### WORK TO COMPLETE
Return all of the data exactly, with nothing left out but the pictures.

### MATERIAL PROVIDED
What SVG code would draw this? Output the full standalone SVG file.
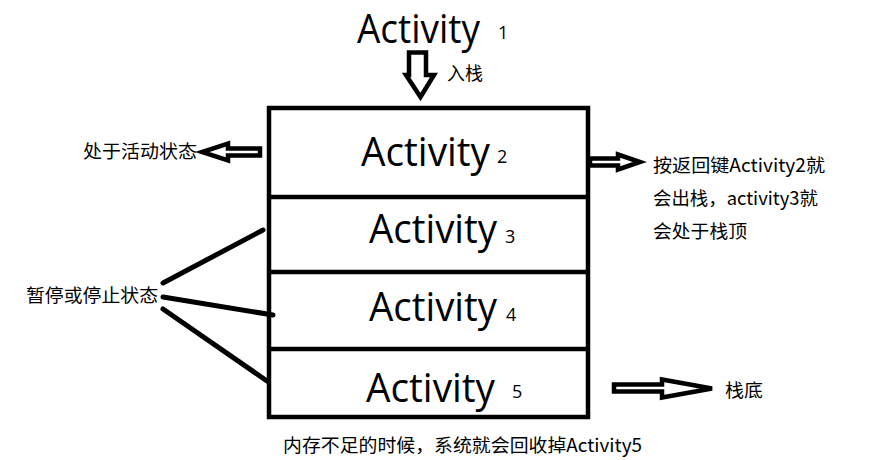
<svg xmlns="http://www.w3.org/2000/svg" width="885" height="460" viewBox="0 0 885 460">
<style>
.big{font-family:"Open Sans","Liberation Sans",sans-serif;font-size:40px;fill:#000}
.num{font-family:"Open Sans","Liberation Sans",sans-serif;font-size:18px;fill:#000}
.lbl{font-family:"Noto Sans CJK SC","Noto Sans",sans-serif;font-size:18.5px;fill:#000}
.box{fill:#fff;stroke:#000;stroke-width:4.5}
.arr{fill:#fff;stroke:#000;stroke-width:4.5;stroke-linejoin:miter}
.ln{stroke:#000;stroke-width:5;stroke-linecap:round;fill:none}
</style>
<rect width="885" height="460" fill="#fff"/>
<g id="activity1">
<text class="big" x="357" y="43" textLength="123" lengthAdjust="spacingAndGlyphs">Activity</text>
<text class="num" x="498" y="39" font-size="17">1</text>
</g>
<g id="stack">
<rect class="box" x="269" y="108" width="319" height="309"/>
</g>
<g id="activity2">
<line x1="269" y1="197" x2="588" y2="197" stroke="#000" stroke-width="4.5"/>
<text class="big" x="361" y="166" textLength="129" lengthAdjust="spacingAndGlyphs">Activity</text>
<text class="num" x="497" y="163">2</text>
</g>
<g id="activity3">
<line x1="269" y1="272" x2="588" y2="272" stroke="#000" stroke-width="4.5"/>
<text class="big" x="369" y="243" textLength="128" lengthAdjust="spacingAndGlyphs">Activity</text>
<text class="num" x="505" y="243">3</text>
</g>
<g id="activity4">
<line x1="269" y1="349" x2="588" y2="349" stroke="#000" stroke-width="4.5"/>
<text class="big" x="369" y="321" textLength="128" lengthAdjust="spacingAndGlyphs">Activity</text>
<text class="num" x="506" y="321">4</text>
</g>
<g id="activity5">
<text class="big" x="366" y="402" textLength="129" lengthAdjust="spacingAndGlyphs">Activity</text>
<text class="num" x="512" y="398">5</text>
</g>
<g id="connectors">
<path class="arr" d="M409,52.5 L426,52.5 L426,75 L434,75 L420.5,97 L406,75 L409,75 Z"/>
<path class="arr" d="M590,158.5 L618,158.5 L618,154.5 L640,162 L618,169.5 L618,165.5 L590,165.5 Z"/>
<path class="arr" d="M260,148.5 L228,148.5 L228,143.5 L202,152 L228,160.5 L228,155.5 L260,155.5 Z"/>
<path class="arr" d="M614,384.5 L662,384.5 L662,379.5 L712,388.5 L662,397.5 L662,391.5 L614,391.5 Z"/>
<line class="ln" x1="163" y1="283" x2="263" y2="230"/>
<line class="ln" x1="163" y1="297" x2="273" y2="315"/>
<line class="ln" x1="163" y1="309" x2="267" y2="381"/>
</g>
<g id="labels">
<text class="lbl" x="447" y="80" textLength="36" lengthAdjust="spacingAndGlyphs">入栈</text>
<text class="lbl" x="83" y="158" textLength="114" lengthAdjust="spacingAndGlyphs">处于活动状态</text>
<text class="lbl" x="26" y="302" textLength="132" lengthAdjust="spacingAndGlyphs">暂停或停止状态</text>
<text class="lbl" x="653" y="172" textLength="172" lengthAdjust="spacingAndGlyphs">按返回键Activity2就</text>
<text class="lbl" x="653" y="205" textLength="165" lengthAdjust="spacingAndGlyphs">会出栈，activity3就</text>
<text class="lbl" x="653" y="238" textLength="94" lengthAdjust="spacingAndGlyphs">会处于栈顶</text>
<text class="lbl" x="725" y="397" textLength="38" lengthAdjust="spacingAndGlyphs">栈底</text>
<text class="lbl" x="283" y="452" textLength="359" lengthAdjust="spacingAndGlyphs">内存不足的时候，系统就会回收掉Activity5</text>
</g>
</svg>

### EXPECTED OUTPUT
What SVG code would draw this? Output the full standalone SVG file.
<svg xmlns="http://www.w3.org/2000/svg" width="885" height="460" viewBox="0 0 885 460">
<style>
.big{font-family:"Open Sans","Liberation Sans",sans-serif;font-size:40px;fill:#000}
.num{font-family:"Open Sans","Liberation Sans",sans-serif;font-size:18px;fill:#000}
.lbl{font-family:"Noto Sans CJK SC","Noto Sans",sans-serif;font-size:18.5px;fill:#000}
.box{fill:#fff;stroke:#000;stroke-width:4.5}
.arr{fill:#fff;stroke:#000;stroke-width:4.5;stroke-linejoin:miter}
.ln{stroke:#000;stroke-width:5;stroke-linecap:round;fill:none}
</style>
<rect width="885" height="460" fill="#fff"/>
<g id="activity1">
<text class="big" x="357" y="43" textLength="123" lengthAdjust="spacingAndGlyphs">Activity</text>
<text class="num" x="498" y="39" font-size="17">1</text>
</g>
<g id="stack">
<rect class="box" x="269" y="108" width="319" height="309"/>
</g>
<g id="activity2">
<line x1="269" y1="197" x2="588" y2="197" stroke="#000" stroke-width="4.5"/>
<text class="big" x="361" y="166" textLength="129" lengthAdjust="spacingAndGlyphs">Activity</text>
<text class="num" x="497" y="163">2</text>
</g>
<g id="activity3">
<line x1="269" y1="272" x2="588" y2="272" stroke="#000" stroke-width="4.5"/>
<text class="big" x="369" y="243" textLength="128" lengthAdjust="spacingAndGlyphs">Activity</text>
<text class="num" x="505" y="243">3</text>
</g>
<g id="activity4">
<line x1="269" y1="349" x2="588" y2="349" stroke="#000" stroke-width="4.5"/>
<text class="big" x="369" y="321" textLength="128" lengthAdjust="spacingAndGlyphs">Activity</text>
<text class="num" x="506" y="321">4</text>
</g>
<g id="activity5">
<text class="big" x="366" y="402" textLength="129" lengthAdjust="spacingAndGlyphs">Activity</text>
<text class="num" x="512" y="398">5</text>
</g>
<g id="connectors">
<path class="arr" d="M409,52.5 L426,52.5 L426,75 L434,75 L420.5,97 L406,75 L409,75 Z"/>
<path class="arr" d="M590,158.5 L618,158.5 L618,154.5 L640,162 L618,169.5 L618,165.5 L590,165.5 Z"/>
<path class="arr" d="M260,148.5 L228,148.5 L228,143.5 L202,152 L228,160.5 L228,155.5 L260,155.5 Z"/>
<path class="arr" d="M614,384.5 L662,384.5 L662,379.5 L712,388.5 L662,397.5 L662,391.5 L614,391.5 Z"/>
<line class="ln" x1="163" y1="283" x2="263" y2="230"/>
<line class="ln" x1="163" y1="297" x2="273" y2="315"/>
<line class="ln" x1="163" y1="309" x2="267" y2="381"/>
</g>
<g id="labels">
<text class="lbl" x="447" y="80" textLength="36" lengthAdjust="spacingAndGlyphs">入栈</text>
<text class="lbl" x="83" y="158" textLength="114" lengthAdjust="spacingAndGlyphs">处于活动状态</text>
<text class="lbl" x="26" y="302" textLength="132" lengthAdjust="spacingAndGlyphs">暂停或停止状态</text>
<text class="lbl" x="653" y="172" textLength="172" lengthAdjust="spacingAndGlyphs">按返回键Activity2就</text>
<text class="lbl" x="653" y="205" textLength="165" lengthAdjust="spacingAndGlyphs">会出栈，activity3就</text>
<text class="lbl" x="653" y="238" textLength="94" lengthAdjust="spacingAndGlyphs">会处于栈顶</text>
<text class="lbl" x="725" y="397" textLength="38" lengthAdjust="spacingAndGlyphs">栈底</text>
<text class="lbl" x="283" y="452" textLength="359" lengthAdjust="spacingAndGlyphs">内存不足的时候，系统就会回收掉Activity5</text>
</g>
</svg>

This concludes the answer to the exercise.